The European Space Agency has launched its star-surveying satellite Gaia into space, hoping to produce the most accurate three-dimensional map of the Milky Way and to better understand the evolution of our galaxy.
The satellite was lifted into space from French Guiana last Thursday aboard a Russian-made Soyuz rocket.
Soon after the launch, Gaia unfurled its 10-meter, or 33-feet, circular sun shield — a crucial moment in the mission. The shield protects the spacecraft's sensitive instruments from the rays of the sun while simultaneously collecting solar energy to power the spacecraft.
When Gaia gets to the orbit, the satellite's instruments will be switched on and it will follow a unique pattern designed to keep its back always turned to the sun.
The mission's goal can be compared to the switch from two-dimensional movies to 3D. At the moment, scientists are working with a largely "flat" map of the galaxy. And they want to have depth.

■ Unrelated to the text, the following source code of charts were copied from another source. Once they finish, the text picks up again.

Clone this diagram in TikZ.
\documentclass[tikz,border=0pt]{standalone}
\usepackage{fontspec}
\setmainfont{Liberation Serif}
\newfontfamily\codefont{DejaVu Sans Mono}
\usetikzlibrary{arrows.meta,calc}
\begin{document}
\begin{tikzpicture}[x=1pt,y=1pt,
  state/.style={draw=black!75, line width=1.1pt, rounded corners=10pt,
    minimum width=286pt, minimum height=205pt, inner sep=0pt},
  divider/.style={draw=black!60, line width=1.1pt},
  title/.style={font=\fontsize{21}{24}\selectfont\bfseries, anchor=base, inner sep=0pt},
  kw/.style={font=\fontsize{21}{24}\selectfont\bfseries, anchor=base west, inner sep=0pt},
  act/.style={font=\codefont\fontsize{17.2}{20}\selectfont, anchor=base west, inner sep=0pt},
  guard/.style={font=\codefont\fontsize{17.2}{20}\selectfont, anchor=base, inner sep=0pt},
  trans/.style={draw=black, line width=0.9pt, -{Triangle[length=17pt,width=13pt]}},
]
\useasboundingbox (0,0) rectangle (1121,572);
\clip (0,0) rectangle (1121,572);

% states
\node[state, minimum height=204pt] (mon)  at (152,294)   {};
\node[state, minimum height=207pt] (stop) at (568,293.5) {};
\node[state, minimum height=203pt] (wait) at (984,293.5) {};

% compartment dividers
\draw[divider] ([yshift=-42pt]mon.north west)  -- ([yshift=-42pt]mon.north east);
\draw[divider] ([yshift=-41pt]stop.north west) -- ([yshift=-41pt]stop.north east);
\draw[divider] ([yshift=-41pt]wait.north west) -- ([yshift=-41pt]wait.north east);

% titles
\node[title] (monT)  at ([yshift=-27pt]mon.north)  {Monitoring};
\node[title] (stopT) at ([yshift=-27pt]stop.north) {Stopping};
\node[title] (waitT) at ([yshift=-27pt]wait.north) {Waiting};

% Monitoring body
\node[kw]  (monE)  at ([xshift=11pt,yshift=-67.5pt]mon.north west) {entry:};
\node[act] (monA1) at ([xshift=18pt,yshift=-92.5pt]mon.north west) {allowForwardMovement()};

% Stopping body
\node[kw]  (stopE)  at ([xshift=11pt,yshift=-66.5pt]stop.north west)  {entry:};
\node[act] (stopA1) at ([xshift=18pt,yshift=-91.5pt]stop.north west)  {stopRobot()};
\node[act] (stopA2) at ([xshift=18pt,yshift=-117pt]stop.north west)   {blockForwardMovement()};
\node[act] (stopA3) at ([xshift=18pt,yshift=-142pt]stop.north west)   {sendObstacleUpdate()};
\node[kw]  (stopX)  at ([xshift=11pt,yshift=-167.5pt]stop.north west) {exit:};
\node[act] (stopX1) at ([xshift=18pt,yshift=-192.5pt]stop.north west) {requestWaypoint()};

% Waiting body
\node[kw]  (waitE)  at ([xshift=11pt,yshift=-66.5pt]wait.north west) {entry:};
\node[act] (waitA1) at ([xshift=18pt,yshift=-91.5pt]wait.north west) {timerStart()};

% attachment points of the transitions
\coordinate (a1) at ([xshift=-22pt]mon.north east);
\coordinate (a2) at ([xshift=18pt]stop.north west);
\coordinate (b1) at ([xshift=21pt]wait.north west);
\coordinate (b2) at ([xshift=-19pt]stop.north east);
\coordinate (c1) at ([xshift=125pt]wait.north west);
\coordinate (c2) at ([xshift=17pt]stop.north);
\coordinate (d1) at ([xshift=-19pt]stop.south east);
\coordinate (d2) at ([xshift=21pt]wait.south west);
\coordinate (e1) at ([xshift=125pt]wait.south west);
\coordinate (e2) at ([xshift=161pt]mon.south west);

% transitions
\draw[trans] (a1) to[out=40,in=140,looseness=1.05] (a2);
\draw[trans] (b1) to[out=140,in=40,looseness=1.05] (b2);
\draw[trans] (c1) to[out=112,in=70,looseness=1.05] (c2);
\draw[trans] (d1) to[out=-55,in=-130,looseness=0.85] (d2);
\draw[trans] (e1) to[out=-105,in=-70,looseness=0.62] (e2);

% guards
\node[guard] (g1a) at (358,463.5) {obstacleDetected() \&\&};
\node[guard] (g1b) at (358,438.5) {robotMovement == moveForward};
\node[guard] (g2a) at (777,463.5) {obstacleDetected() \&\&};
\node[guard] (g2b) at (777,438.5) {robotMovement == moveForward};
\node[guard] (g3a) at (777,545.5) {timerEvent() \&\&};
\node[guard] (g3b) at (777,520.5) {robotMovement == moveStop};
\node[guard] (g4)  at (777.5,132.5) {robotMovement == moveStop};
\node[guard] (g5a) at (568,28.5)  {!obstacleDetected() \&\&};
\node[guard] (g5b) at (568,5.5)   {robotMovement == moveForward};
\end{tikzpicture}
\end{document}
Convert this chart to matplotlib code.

Researchers at the Massachusetts Institute of Technology have found a way to allow people in one place to interact with three-dimensional versions of people or objects in a different location.
MIT's Tangible Media Group calls the technology inFORM. A person in one location moves or puts an object in front of a depth-sensing camera. That camera sends signals to a motorized pin screen somewhere else and that's where the 3D image pops up. If someone on camera is moving his hands, for example, that movement would show up on the pin screen in another location.
The researchers hope the technology can eventually be used by urban planners and architects. It could also be used by doctors and others who need to look at CT scans.